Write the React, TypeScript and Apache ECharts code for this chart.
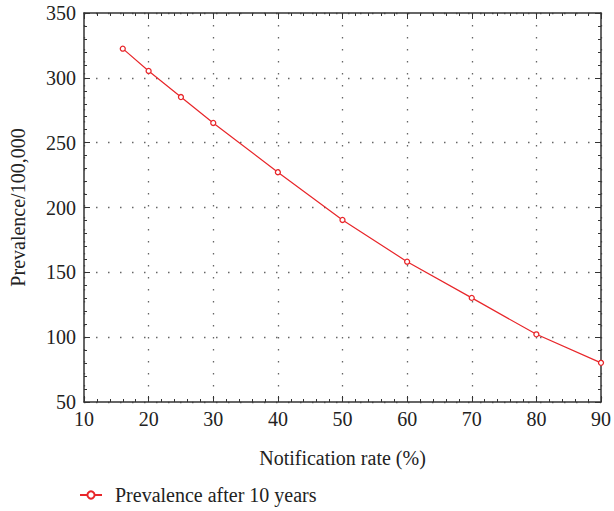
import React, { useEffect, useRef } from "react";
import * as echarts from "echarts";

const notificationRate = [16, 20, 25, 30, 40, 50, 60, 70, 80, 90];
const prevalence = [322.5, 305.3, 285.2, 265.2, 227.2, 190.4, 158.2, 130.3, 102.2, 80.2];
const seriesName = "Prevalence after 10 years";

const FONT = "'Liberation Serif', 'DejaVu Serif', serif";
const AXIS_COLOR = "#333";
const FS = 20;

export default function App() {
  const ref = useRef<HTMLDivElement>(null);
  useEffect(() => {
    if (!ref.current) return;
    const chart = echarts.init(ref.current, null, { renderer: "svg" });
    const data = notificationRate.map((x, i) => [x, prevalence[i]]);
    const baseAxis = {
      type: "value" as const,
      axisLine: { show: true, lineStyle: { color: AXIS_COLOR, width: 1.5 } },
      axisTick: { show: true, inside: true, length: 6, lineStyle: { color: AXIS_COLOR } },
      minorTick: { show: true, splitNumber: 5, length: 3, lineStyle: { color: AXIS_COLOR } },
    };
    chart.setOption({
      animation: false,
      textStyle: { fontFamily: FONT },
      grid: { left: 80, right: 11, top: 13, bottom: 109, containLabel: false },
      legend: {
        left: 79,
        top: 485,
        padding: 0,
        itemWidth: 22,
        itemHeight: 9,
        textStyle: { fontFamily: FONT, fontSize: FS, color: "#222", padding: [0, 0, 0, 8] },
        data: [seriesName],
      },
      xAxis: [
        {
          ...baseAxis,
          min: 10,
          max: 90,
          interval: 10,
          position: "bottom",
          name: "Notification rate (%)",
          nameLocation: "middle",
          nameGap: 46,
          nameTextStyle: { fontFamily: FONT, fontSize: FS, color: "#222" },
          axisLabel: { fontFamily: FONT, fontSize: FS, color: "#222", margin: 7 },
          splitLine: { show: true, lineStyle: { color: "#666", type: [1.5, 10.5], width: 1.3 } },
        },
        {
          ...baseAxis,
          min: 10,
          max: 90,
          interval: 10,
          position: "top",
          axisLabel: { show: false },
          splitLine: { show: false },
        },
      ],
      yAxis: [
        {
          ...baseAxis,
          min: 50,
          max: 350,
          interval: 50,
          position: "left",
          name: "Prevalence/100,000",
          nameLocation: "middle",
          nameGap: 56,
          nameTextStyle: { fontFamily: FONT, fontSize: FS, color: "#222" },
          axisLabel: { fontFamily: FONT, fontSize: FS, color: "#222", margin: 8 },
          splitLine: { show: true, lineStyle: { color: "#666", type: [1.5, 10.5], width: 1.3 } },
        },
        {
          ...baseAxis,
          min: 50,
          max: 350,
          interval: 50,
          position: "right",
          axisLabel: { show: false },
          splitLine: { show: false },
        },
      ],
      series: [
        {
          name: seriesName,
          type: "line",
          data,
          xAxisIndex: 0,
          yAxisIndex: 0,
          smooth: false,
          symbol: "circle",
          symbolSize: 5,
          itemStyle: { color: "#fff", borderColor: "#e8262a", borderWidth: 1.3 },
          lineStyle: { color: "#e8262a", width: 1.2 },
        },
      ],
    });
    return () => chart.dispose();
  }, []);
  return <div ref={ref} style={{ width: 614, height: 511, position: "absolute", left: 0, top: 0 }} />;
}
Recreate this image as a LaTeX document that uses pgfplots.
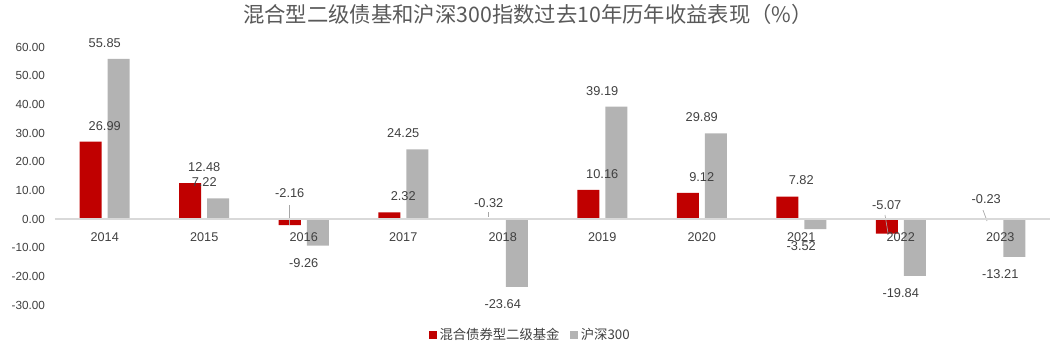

▬▬▬▬▬▬▬▬▬▬

◆ GOAL
Which lines contain "this"? Copy each of them.

◆ ANSWER FOR THE TASK
Write the React, TypeScript and Apache ECharts code for this chart.
Recreate this image as a LaTeX document that uses pgfplots.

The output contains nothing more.